坂上:今日は、世界で活躍する先生方の話を聞いてモチベーションが高まった。参加者のみんなもすごくて、刺激を受ける旅になりそうだ。これからが楽しみ。
坂口:異なるバックグランドの人たちと一度にたくさん知り合いになれて、大きな喜びの一日となった。このプログラムを通じて、互いの持ち味を引き出し合いたいな。
佐野:本日は皆と初対面ということもあり、若干緊張していたが、すぐに打ち解けることができた。皆、アクティブで様々な考えを持っており感心した。自分の若い頃を思い返すと非常に恥ずかしい。

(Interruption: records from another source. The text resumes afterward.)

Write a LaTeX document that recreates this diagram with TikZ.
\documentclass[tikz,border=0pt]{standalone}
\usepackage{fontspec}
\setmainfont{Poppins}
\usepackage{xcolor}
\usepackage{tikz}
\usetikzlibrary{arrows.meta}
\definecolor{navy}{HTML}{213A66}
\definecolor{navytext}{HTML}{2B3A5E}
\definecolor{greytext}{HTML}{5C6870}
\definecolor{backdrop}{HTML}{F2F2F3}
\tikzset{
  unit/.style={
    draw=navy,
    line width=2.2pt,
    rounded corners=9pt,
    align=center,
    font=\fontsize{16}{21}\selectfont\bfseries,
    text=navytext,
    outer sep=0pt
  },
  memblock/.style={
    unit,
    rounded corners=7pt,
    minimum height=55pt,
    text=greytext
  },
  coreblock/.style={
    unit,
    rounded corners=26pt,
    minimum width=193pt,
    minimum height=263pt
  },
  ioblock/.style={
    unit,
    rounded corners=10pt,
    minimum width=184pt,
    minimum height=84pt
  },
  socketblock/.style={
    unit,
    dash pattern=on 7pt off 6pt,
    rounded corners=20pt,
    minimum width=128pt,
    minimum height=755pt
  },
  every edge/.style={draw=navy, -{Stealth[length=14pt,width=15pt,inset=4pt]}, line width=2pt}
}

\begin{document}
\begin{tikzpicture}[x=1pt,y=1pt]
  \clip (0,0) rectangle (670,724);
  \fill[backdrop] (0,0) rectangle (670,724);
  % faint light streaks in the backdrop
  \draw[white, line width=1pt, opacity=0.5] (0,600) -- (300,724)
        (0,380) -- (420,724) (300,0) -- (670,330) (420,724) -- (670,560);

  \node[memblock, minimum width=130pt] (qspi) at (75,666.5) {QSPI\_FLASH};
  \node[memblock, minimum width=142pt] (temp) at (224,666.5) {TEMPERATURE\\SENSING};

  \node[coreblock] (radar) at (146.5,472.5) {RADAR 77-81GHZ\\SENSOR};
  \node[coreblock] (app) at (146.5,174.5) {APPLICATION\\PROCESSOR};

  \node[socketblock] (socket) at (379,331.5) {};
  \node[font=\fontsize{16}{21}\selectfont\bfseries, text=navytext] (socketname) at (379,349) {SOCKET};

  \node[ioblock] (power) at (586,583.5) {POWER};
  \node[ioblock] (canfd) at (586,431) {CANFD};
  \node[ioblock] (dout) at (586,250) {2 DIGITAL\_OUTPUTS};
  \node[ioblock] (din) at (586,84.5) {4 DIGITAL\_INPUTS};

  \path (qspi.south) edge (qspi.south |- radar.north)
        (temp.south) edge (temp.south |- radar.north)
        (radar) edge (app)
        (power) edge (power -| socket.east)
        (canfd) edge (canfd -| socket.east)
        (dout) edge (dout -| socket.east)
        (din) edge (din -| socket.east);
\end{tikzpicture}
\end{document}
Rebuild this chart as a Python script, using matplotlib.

田名:国内研修第1日目。先生方の講演を聞き、「国際協力」の一言の中には、多くの人達が関与し、苦労して、成り立っているものだと知りました。国外メンバーも皆アツイ人が揃っていて、楽しくなりそう!初日から深夜まで語り合いました。
土居:"Think globally, act locally" 実際に職員の方から聞け、将来の指針にしたいと思った。日本人の品格についても考え直してその良さを再確認したい。
名倉:日付が4日に変わり、やっと1日目終了。みんなちゃんと英語ができるんですね。すごいです!私もこの11日間でがんばって英語力を伸ばします!!よろしくお願いしますね。
野中:国際協力のこと、自分の将来のことなど分からないことや迷っていることがたくさんあります。この研修を通じて、様々な生き方や考え方に触れ、これからにつなげていきたいと思います。今日はそれぞれの専門を持つ国際協力の第一人者の先生方からお話を伺い、‘専門’を持つことの重要性を痛感しました。
山道:今日の出会いが宝物になりますように。10日間しっかり磨いていくで!
横田:色々な先生方の貴重なお話を聞くことができた1日でした。一緒に11日間過ごすメンバーとの初顔合わせで少し不安だったけれど、楽しい人たちがいっぱいでこれからが楽しみになりました。